Required task: Please give back word for word the lines below, from the first one through the one with "by vertical dashed line".

┏━━

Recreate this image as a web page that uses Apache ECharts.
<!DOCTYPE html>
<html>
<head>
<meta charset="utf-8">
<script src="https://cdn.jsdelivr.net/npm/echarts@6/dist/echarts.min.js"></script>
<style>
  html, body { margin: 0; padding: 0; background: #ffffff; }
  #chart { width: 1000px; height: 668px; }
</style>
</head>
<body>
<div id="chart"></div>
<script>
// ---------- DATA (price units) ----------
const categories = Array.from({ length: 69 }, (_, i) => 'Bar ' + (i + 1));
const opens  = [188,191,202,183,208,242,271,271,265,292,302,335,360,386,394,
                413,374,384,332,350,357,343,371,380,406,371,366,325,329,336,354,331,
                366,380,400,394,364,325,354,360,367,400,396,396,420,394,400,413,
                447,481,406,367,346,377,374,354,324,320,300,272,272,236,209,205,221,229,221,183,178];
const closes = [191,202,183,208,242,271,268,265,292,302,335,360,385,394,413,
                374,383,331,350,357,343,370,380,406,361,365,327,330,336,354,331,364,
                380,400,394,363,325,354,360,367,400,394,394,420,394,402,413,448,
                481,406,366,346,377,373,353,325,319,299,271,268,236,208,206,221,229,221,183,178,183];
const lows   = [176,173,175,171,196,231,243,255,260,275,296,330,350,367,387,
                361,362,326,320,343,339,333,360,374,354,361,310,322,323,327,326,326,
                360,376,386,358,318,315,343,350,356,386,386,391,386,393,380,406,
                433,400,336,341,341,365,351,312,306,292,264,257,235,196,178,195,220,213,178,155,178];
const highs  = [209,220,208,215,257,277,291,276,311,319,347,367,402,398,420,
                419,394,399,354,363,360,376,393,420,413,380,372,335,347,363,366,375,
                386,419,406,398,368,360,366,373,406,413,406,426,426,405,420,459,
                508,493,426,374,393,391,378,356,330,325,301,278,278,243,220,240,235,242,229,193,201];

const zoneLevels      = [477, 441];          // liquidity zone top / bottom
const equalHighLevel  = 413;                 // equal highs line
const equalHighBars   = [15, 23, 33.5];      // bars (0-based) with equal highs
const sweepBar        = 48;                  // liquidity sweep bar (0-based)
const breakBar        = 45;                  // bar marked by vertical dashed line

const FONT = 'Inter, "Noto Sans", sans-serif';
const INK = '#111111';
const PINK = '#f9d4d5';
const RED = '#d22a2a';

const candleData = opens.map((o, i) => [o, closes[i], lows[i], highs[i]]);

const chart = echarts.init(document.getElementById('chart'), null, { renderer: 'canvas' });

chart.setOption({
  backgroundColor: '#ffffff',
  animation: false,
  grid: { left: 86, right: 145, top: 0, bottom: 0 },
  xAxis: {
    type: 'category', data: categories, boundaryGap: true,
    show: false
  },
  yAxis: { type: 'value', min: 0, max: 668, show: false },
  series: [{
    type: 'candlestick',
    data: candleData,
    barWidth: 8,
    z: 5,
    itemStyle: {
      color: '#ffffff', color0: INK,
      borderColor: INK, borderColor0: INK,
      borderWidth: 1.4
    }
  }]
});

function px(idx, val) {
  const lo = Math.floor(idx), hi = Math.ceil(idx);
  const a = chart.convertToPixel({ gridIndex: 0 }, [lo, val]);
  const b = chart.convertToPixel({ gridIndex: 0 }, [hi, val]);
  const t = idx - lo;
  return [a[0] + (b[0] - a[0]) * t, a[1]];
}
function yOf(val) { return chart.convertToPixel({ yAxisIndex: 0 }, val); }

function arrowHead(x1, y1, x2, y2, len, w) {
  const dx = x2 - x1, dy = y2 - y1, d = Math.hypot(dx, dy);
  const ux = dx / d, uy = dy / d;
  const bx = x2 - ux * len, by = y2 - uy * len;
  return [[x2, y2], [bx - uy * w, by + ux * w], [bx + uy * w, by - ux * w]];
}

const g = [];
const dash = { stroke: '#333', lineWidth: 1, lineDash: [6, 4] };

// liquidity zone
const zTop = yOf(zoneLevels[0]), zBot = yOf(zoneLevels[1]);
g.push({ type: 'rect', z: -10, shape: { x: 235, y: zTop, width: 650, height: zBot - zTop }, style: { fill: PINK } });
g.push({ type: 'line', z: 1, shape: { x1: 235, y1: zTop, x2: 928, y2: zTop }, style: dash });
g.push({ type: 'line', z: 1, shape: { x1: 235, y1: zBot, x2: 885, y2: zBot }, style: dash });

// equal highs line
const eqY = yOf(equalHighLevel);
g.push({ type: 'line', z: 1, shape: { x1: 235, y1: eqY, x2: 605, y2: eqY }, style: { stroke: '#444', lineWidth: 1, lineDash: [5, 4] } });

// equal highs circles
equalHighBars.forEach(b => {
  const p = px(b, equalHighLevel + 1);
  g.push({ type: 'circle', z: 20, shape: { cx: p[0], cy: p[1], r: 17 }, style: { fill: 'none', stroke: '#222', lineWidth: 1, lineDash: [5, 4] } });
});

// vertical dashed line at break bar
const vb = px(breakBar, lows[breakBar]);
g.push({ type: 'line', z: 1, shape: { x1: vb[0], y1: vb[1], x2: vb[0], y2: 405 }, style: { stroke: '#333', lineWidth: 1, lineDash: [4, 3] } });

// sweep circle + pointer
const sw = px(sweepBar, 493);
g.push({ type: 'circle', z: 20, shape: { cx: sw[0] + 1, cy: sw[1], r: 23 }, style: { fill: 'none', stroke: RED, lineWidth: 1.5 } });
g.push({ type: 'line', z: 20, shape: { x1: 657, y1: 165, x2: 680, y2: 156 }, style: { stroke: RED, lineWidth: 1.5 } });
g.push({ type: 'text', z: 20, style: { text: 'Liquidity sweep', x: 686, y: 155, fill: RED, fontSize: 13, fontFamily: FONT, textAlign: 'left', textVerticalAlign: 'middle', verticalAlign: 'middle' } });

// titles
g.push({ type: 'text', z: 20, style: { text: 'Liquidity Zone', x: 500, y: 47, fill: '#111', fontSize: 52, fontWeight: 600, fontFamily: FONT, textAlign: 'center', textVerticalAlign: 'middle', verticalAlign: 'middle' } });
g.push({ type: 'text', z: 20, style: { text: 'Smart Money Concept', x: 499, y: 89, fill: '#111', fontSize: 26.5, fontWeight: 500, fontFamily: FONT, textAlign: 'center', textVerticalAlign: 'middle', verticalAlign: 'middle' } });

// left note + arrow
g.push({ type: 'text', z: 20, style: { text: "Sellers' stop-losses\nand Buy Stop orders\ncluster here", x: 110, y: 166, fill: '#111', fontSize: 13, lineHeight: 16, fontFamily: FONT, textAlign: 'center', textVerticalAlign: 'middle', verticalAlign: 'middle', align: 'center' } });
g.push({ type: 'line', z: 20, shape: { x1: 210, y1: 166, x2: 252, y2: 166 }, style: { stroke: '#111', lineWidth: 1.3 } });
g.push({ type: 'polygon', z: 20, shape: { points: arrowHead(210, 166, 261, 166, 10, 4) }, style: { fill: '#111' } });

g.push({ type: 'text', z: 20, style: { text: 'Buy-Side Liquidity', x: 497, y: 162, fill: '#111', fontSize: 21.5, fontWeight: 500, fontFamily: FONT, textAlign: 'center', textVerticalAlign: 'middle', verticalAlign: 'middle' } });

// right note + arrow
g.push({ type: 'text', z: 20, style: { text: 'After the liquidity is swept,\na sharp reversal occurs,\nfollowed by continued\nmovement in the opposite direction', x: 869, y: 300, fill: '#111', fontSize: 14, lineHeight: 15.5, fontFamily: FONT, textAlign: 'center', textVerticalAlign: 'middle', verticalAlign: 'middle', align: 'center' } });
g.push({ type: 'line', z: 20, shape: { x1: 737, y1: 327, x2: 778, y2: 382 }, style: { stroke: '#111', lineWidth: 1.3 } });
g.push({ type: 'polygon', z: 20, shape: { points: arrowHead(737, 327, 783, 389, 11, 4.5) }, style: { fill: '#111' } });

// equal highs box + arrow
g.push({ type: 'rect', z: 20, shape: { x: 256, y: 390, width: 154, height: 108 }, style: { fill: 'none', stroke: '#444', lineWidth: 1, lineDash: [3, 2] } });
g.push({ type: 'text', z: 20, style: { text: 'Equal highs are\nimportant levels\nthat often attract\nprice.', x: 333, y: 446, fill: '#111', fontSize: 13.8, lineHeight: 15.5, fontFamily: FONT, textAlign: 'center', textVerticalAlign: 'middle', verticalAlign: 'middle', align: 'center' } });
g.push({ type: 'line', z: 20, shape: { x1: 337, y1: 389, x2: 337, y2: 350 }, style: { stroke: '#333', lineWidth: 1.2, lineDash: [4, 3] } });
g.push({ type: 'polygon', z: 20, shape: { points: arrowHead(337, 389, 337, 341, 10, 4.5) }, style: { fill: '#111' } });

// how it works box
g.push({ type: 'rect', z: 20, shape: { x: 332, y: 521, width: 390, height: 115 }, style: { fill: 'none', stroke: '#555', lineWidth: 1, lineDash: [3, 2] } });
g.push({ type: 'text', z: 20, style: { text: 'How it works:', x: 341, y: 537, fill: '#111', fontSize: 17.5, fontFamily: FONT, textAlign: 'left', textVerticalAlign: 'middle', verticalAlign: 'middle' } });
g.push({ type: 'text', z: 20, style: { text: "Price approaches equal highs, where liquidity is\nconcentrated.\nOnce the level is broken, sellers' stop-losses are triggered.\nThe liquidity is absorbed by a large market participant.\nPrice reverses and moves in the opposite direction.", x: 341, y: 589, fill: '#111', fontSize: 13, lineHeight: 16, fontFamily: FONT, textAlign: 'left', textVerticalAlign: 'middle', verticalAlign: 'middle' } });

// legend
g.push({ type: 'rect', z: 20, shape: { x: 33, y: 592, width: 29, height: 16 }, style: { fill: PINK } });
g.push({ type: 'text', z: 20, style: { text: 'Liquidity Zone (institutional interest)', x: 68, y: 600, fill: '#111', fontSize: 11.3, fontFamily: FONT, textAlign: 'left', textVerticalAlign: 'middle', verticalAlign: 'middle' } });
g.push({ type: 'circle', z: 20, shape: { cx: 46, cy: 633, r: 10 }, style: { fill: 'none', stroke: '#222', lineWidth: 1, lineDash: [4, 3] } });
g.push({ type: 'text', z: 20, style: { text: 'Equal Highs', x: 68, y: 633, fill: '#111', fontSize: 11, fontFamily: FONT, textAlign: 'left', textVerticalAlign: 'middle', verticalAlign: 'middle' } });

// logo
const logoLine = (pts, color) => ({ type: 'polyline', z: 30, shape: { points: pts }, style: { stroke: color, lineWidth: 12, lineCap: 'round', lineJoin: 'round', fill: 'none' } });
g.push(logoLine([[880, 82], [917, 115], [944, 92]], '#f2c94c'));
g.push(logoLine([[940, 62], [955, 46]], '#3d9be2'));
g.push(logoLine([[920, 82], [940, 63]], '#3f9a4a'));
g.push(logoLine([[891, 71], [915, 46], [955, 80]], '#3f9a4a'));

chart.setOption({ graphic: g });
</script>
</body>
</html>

┗━━

Solution below:
Recreate this image as a web page that uses Apache ECharts.
<!DOCTYPE html>
<html>
<head>
<meta charset="utf-8">
<script src="https://cdn.jsdelivr.net/npm/echarts@6/dist/echarts.min.js"></script>
<style>
  html, body { margin: 0; padding: 0; background: #ffffff; }
  #chart { width: 1000px; height: 668px; }
</style>
</head>
<body>
<div id="chart"></div>
<script>
// ---------- DATA (price units) ----------
const categories = Array.from({ length: 69 }, (_, i) => 'Bar ' + (i + 1));
const opens  = [188,191,202,183,208,242,271,271,265,292,302,335,360,386,394,
                413,374,384,332,350,357,343,371,380,406,371,366,325,329,336,354,331,
                366,380,400,394,364,325,354,360,367,400,396,396,420,394,400,413,
                447,481,406,367,346,377,374,354,324,320,300,272,272,236,209,205,221,229,221,183,178];
const closes = [191,202,183,208,242,271,268,265,292,302,335,360,385,394,413,
                374,383,331,350,357,343,370,380,406,361,365,327,330,336,354,331,364,
                380,400,394,363,325,354,360,367,400,394,394,420,394,402,413,448,
                481,406,366,346,377,373,353,325,319,299,271,268,236,208,206,221,229,221,183,178,183];
const lows   = [176,173,175,171,196,231,243,255,260,275,296,330,350,367,387,
                361,362,326,320,343,339,333,360,374,354,361,310,322,323,327,326,326,
                360,376,386,358,318,315,343,350,356,386,386,391,386,393,380,406,
                433,400,336,341,341,365,351,312,306,292,264,257,235,196,178,195,220,213,178,155,178];
const highs  = [209,220,208,215,257,277,291,276,311,319,347,367,402,398,420,
                419,394,399,354,363,360,376,393,420,413,380,372,335,347,363,366,375,
                386,419,406,398,368,360,366,373,406,413,406,426,426,405,420,459,
                508,493,426,374,393,391,378,356,330,325,301,278,278,243,220,240,235,242,229,193,201];

const zoneLevels      = [477, 441];          // liquidity zone top / bottom
const equalHighLevel  = 413;                 // equal highs line
const equalHighBars   = [15, 23, 33.5];      // bars (0-based) with equal highs
const sweepBar        = 48;                  // liquidity sweep bar (0-based)
const breakBar        = 45;                  // bar marked by vertical dashed line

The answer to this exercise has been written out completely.